Saint George and the Dragon

Discussion in 'The Cesspit: Rugby League Discussion' started by Toolman, May 17, 2019.

  1. Toolman TR Man

    I just learnt this tbh. What's the reasoning behind other teams names? I'm guessing penrith panthers is cause of rumour of the panther in the blue mountains. Warriors cause of nz warrior culture. Cronulla cause they have sharks on their beach.

    The legend of Saint George and the Dragon describes the saint taming and slaying a dragon that demanded human sacrifices; the saint thereby rescues the princess chosen as the next offering. The narrative is set in Cappadocia in the earliest sources of the 11th and 12th centuries, but transferred to Libya in the 13th-century Golden Legend.[1]

    The narrative has pre-Christian origins (Jason and Medea, Perseus and Andromeda, Typhon, etc.),[1] and is recorded in various saints' lives prior to its attribution to St George specifically. It was particularly attributed to Saint Theodore Tiro in the 9th and 10th centuries, and was first transferred to Saint George in the 11th century. The earliest narrative record of Saint George slaying a dragon is found in a Georgian text of the 11th century.

    The legend and iconography spread rapidly through the Byzantine cultural sphere in the 12th century. It reached Western Christian tradition still in the 12th century, via the crusades. The knights of the First Crusade believed that St George with his fellow soldier-saints Demetrius, Maurice and Theodore had fought alongside them at Antioch and Jerusalem. The legend was popularised in Western tradition in the 13th century based on its Latin versions in the Speculum Historiale and the Golden Legend. At first limited to the courtly setting of Chivalric romance, the legend was popularised in the 13th century and became a favourite literary and pictorial subject in the Late Middle Ages and Renaissance, and it has become an integral part of the Christian traditions relating to Saint George both in Eastern and Western tradition.
     
  2. Toolman TR Man

    Saint George was a soldier of Cappadocian Greek origins, member of the Praetorian Guard for Roman emperor Diocletian, who was sentenced to death for refusing to recant his Christian faith.
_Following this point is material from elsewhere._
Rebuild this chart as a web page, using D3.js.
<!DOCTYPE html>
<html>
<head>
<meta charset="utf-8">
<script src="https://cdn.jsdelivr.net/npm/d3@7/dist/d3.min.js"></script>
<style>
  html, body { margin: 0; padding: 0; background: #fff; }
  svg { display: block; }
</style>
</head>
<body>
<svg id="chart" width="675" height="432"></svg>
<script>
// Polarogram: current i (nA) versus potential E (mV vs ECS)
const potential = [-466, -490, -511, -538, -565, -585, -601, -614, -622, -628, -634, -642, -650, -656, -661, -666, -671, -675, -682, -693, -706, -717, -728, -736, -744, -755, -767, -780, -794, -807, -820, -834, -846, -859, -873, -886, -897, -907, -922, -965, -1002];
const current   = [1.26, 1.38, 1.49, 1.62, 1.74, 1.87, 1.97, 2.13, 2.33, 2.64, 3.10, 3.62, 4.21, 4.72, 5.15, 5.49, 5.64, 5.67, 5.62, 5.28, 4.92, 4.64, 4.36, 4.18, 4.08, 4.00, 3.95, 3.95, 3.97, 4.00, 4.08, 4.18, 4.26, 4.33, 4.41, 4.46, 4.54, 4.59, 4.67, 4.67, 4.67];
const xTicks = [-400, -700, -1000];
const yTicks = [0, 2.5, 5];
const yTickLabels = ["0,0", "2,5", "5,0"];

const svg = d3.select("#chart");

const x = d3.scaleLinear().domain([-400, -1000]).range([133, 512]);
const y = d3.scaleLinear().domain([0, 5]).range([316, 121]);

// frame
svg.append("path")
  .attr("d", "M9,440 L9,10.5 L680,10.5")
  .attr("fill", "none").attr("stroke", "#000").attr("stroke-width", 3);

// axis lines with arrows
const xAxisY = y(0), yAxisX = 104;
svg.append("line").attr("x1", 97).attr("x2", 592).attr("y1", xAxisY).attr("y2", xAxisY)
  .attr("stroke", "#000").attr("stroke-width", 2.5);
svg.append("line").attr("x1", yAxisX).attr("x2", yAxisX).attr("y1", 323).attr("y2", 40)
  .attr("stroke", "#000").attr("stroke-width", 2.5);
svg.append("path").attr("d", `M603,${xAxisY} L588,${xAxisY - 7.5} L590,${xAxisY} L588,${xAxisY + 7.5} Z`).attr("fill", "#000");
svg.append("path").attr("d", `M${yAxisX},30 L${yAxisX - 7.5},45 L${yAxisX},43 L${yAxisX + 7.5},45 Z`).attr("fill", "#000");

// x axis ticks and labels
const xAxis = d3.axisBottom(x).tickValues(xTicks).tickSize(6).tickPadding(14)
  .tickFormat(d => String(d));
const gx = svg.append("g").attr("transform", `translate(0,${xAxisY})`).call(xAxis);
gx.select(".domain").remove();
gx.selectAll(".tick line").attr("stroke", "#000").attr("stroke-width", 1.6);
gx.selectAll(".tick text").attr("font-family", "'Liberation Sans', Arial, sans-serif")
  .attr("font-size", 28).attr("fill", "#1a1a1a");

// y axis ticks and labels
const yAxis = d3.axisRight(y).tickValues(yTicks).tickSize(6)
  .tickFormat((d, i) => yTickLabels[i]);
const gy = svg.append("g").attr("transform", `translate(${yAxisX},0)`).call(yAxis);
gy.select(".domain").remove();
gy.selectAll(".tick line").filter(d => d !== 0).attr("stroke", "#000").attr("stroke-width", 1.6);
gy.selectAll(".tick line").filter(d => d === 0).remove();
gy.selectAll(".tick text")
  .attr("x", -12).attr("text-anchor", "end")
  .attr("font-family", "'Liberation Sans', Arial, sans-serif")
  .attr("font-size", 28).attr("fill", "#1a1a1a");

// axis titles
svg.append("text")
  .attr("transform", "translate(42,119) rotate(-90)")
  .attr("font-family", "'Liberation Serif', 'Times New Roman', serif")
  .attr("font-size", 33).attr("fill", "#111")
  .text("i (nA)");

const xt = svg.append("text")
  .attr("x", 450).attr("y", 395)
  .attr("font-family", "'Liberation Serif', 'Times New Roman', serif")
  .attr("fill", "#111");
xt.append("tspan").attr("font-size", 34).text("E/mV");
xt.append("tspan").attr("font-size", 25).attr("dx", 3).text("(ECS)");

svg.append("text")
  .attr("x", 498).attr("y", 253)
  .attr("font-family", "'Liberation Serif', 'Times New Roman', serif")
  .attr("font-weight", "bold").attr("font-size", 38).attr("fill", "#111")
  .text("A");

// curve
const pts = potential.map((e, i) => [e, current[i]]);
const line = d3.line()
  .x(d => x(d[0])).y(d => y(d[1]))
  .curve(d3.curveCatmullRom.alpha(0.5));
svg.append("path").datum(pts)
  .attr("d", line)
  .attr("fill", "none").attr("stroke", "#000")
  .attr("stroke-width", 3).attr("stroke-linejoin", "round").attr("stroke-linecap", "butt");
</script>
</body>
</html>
    Dragon = story symbolism of pagans who practiced human sacrifice being conquered/converted by christians.
     
  3. AVA T Delonge

    Parramatta means something about Eels in the Aboriginal language of the area, so it came from that.
     
  4. Maroon_Faithful M Faithful

    I thought it was Abo for ‘drought’.
     
  5. Cribbage RG Cribb

    Yeah it means place where eels lie.

    Roosters I think came from the fact they had the same colours as the French national team who were also called the Roosters.
     
  6. AVA T Delonge

    :laugh: WAC. Took me a bit to understand wtf you were on about.